Friday, May 13, 2005
Forgiveness and acceptance
On the same day that I sat down and wrote my mother a letter of apology, not for my words but for the dis-respect I showed her and how I said them, she wrote me a letter too. I would like to share that letter with all of you. The only thing I changed in it was Princesses real name.
Dear Nina,
I felt so bad when you left on Monday...that I had been the cause of your anger and bitterness. I can't undo it, or change what was said, but I must let you know how guilty I feel.

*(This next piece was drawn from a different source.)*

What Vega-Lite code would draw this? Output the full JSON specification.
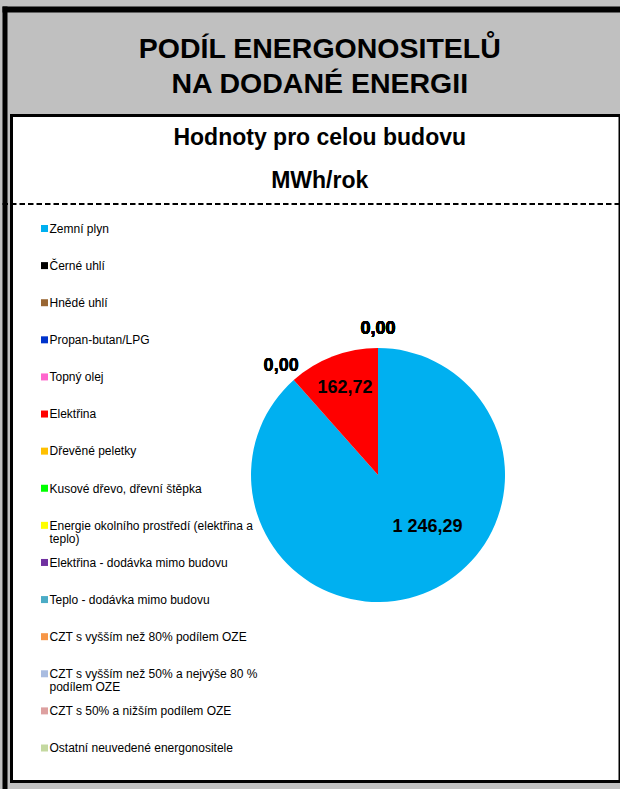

Both Dad and I agree on what a fine job you're doing raising Princess. When ever we're at your house we can see that you're devoting your life to her security and welfare. She shows this in her loving ways towards people! And we love her more each time we see her.
The two of us (Princess and mom) had such a nice morning Monday.... just watching the boats, picking flowers, and visiting friends. I treasure these times.
That I have many flaws in my character, I'm well aware of. I have tried through the years to erase the, but they won't go. So the best I can do is recognize them and cope with them. As I get older, this gets more difficult.
If I have hurt you at any time or anyway, I'm truly sorry. You and I have very different natures, and it's hard for us to understand each other at times. The difference in our ages is also a factor.
But we share a bond of my love and caring for you all these years. I hope for all our sakes, especially Princesses, that this bond holds, for Dad and I need you both in our lives.
Love, Mom
In my whole life, there have been only two times that mom has been this honest with me, this is one of them. The other was also in a letter, and I have saved it, as I will this one. It's funny how different mom and I are and yet the same, our letters were so similar in content. Each of us offered the other an olive branch, and each of us put Princess first in our concerns. I'm not saying that everything is fixed, but this is a start, and we can both build on this. Perhaps in mom's later years and in my middle years we will come to a better understanding and acceptance of each other, and when we build this time, it will be solid. I hope so. I love my mom, and my dad, and I want Princess to have great memories of them. For now it is enough and I am content.